There were two ties and two more lead changes in the next five minutes, but with 1:05 left in the game, Brown made a free throw to put the Bisons ahead for good at 94-93. Harding won 97-93. Brown made one more free throw in the last minute, his 14th point of the quarter and school-record 47th point of the game.
It is still Harding’s school record.
“I’ve been kind of surprised that I still hold the record,” Brown says. “You would think that with all the good players Harding’s had over the years that someone would have broken it by now. What is that … 53 years?”
A few players have come close. Hall of Famer Rolando Garcia had 43 points against Central Methodist in 1990. Harding’s only player drafted by an NBA team, Stan Eckwood, had 42 points twice. Tiago Lewis scored 42 against Philander Smith in 1992, and the most recent 40-point effort came from Jacob Gibson in 2016.
Brown actually set three school records that night: the record for points in a game (47), shots made (18) and shots attempted (31). College basketball did not have the 3-point shot for more than 20 years after Brown set the record. He estimates that maybe half of his buckets that night would have counted as 3-pointers now. He set his record with nothing but ones and twos.
“I got tired shooting,” Brown told The Bison later in the season, “but Tech kept giving me good shots.”
The 1965-66 team finished 11-18. Brown was the leading scorer, averaging 19.3 points, still good for 20th on Harding’s single-season scoring average list.
Brown played his final two seasons of collegiate basketball at Arkansas State, where he started and averaged 10.2 points.

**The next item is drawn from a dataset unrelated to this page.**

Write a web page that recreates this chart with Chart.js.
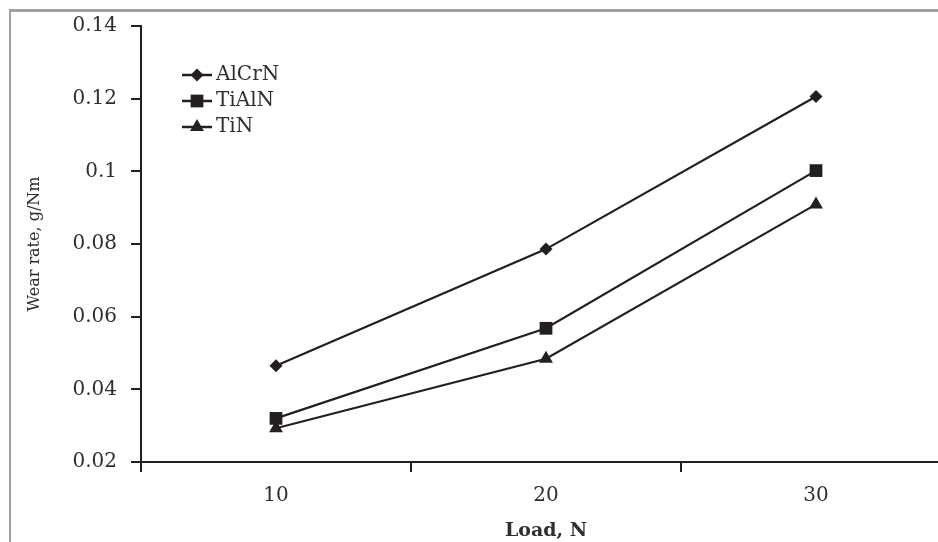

After his collegiate career ended, Brown coached high school basketball in Arkansas for 25 years with stops at Pocahontas, Morrilton and Dardanelle.
“My fondest memories of playing basketball at Harding involved my teammates,” Brown says. “I had some awfully good teammates who were great friends.”
Many years later, Brown humbly says that his record-setting game was the result of “poor defense and the fact that the ball was going in the hole.”
You could say that on that December night at the Rhodes, Brown’s shooting touch was unseasonably warm. No Harding player has ever been hotter.